Coconut Panna Cotta Success

Tracy L. | Aug 21, 2005 04:47 PM

Last night I wanted to make a light dessert using ingredients I had on hand, I had a can each of coconut milk, mango nectar, a mango, half and half and some rum. After a little thought I decided to make a variation on Panna Cotta. I have an admission to make , I have never tried Panna Cotta so I am not sure if it can even be called Panna Cotta and apologize to any purists out there. Anyway, I found a yogurt p.c. recipe in epicurious and substituted the yogurt with coconut milk. Much to my delight I found the p.c. very easy to make and made a simple sauce out of the mango nectar and rum. In fact it was so easy that it reduced on the stove while I did the dinner dishes. The only part of the dessert that took effort was peeling and cutting the mango and it even cut like butter!
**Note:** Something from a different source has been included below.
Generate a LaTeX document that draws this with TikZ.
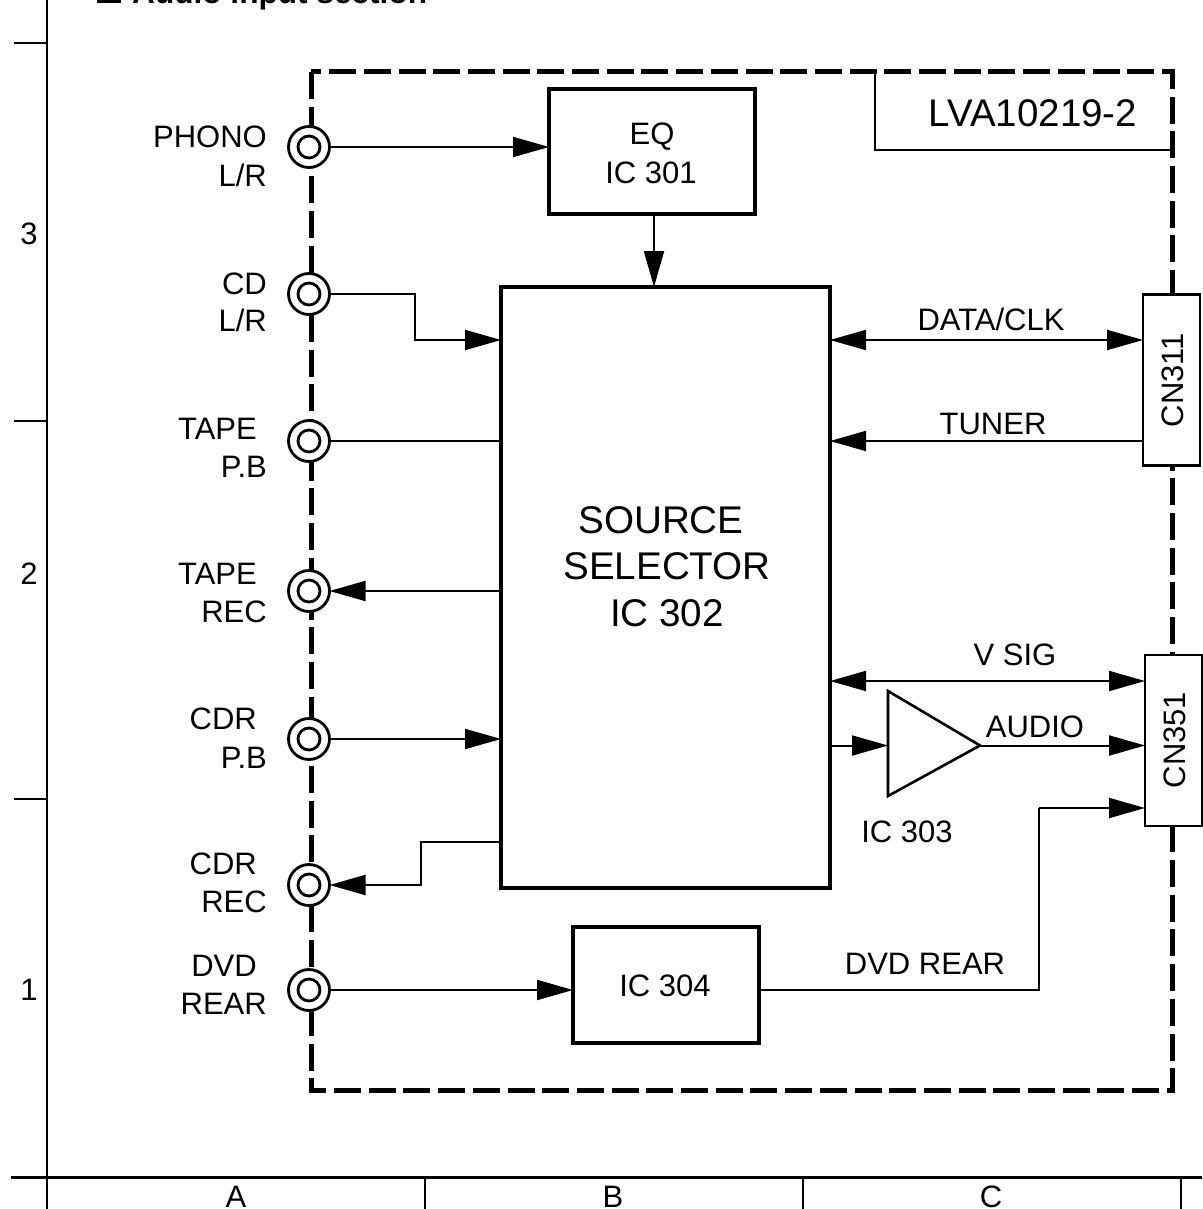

All in all it turned out great. It was very light and refreshing, amazingly smooth and the coconut flavor pleasingly sweet but not overly sweet. I am looking forward to trying more traditional Panna Cotta now that I have entered a new realm of dessert making.

Only one question came up as I was making the dessert. I did a quickie web search of p.c. recipes and noticed some of the recipes suggested using vegetable spray on the ramekins. Wouldn’t that effect the taste of the dessert? Again, I used what I had on hand and I didn’t have ramekins so I used plastic drinking cups. The desserts popped out with very little effort.